>> Begin SUPPLIED RECORDS

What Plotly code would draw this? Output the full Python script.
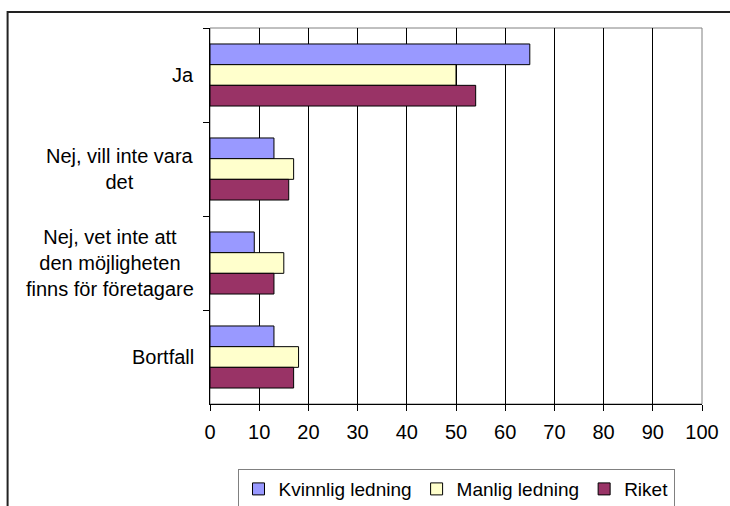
import plotly.graph_objects as go

categories = ['Ja', 'Nej, vill inte vara<br>det',
              'Nej, vet inte att<br>den möjligheten<br>finns för företagare',
              'Bortfall']
kvinnlig = [65, 13, 9, 13]
manlig = [50, 17, 15, 18]
riket = [54, 16, 13, 17]
x_ticks = [0, 10, 20, 30, 40, 50, 60, 70, 80, 90, 100]

FONT = 'Arial, Liberation Sans, sans-serif'

fig = go.Figure()

series = [
    ('Kvinnlig ledning', kvinnlig, '#9999FF'),
    ('Manlig ledning', manlig, '#FFFFCC'),
    ('Riket', riket, '#993366'),
]
for name, vals, col in series:
    fig.add_trace(
        go.Bar(
            y=categories,
            x=vals,
            name=name,
            orientation='h',
            marker=dict(color=col, line=dict(color='black', width=1)),
        )
    )

# category labels, centred lines, right edge next to the axis
for cat in categories:
    fig.add_annotation(
        x=-0.0285, xref='paper', y=cat, yref='y',
        text=cat, showarrow=False,
        xanchor='right', align='center',
        font=dict(family=FONT, size=20, color='black'),
    )

# grey plot-area frame
fig.add_shape(type='rect', xref='paper', yref='paper',
              x0=0, x1=1, y0=0, y1=1,
              line=dict(color='#808080', width=1), layer='below')

# outer chart border (runs off the right and bottom edges)
fig.add_shape(type='rect', xref='paper', yref='paper',
              x0=-0.4114, x1=1.2, y0=-0.4, y1=1.0426,
              line=dict(color='#222222', width=2))

fig.update_layout(
    width=730,
    height=506,
    margin=dict(l=210, r=28, t=28, b=102, autoexpand=False),
    paper_bgcolor='white',
    plot_bgcolor='white',
    barmode='group',
    bargap=0.34,
    bargroupgap=0,
    font=dict(family=FONT, size=20, color='black'),
    showlegend=True,
    legend=dict(
        orientation='h',
        x=0.5, xanchor='center',
        y=-0.173, yanchor='top',
        bordercolor='#808080', borderwidth=1,
        font=dict(family=FONT, size=19, color='black'),
        traceorder='normal',
    ),
)

fig.update_xaxes(
    range=[0, 100],
    tickvals=x_ticks,
    showgrid=True, gridcolor='black', gridwidth=1,
    zeroline=False,
    showline=True, linecolor='black', linewidth=1,
    ticks='outside', ticklen=6, tickcolor='black',
    ticklabelstandoff=4,
    tickfont=dict(family=FONT, size=20),
    automargin=False,
)
fig.update_yaxes(
    autorange='reversed',
    showticklabels=False,
    showgrid=False,
    showline=True, linecolor='black', linewidth=1,
    ticks='outside', ticklen=6, tickcolor='black',
    tickson='boundaries',
    automargin=False,
)

fig.write_html('out.html',
               config={'displayModeBar': False},
               post_script="document.body.style.margin='0';")
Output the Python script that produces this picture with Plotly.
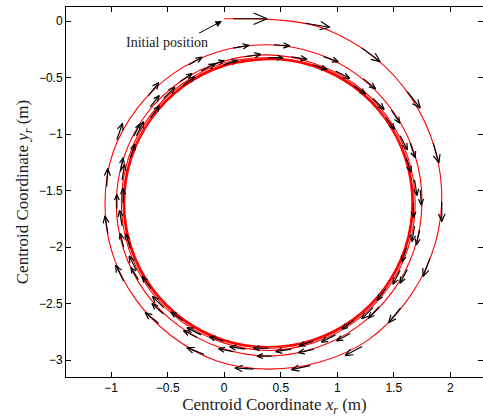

>> End SUPPLIED RECORDS

> [GOAL] Every line should be retyped exactly, with the pictures omitted.

> [FULL SOLUTION]
What Plotly code would draw this? Output the full Python script.
import plotly.graph_objects as go

categories = ['Ja', 'Nej, vill inte vara<br>det',
              'Nej, vet inte att<br>den möjligheten<br>finns för företagare',
              'Bortfall']
kvinnlig = [65, 13, 9, 13]
manlig = [50, 17, 15, 18]
riket = [54, 16, 13, 17]
x_ticks = [0, 10, 20, 30, 40, 50, 60, 70, 80, 90, 100]

FONT = 'Arial, Liberation Sans, sans-serif'

fig = go.Figure()

series = [
    ('Kvinnlig ledning', kvinnlig, '#9999FF'),
    ('Manlig ledning', manlig, '#FFFFCC'),
    ('Riket', riket, '#993366'),
]
for name, vals, col in series:
    fig.add_trace(
        go.Bar(
            y=categories,
            x=vals,
            name=name,
            orientation='h',
            marker=dict(color=col, line=dict(color='black', width=1)),
        )
    )

# category labels, centred lines, right edge next to the axis
for cat in categories:
    fig.add_annotation(
        x=-0.0285, xref='paper', y=cat, yref='y',
        text=cat, showarrow=False,
        xanchor='right', align='center',
        font=dict(family=FONT, size=20, color='black'),
    )

# grey plot-area frame
fig.add_shape(type='rect', xref='paper', yref='paper',
              x0=0, x1=1, y0=0, y1=1,
              line=dict(color='#808080', width=1), layer='below')

# outer chart border (runs off the right and bottom edges)
fig.add_shape(type='rect', xref='paper', yref='paper',
              x0=-0.4114, x1=1.2, y0=-0.4, y1=1.0426,
              line=dict(color='#222222', width=2))

fig.update_layout(
    width=730,
    height=506,
    margin=dict(l=210, r=28, t=28, b=102, autoexpand=False),
    paper_bgcolor='white',
    plot_bgcolor='white',
    barmode='group',
    bargap=0.34,
    bargroupgap=0,
    font=dict(family=FONT, size=20, color='black'),
    showlegend=True,
    legend=dict(
        orientation='h',
        x=0.5, xanchor='center',
        y=-0.173, yanchor='top',
        bordercolor='#808080', borderwidth=1,
        font=dict(family=FONT, size=19, color='black'),
        traceorder='normal',
    ),
)

fig.update_xaxes(
    range=[0, 100],
    tickvals=x_ticks,
    showgrid=True, gridcolor='black', gridwidth=1,
    zeroline=False,
    showline=True, linecolor='black', linewidth=1,
    ticks='outside', ticklen=6, tickcolor='black',
    ticklabelstandoff=4,
    tickfont=dict(family=FONT, size=20),
    automargin=False,
)
fig.update_yaxes(
    autorange='reversed',
    showticklabels=False,
    showgrid=False,
    showline=True, linecolor='black', linewidth=1,
    ticks='outside', ticklen=6, tickcolor='black',
    tickson='boundaries',
    automargin=False,
)

fig.write_html('out.html',
               config={'displayModeBar': False},
               post_script="document.body.style.margin='0';")
Output the Python script that produces this picture with Plotly.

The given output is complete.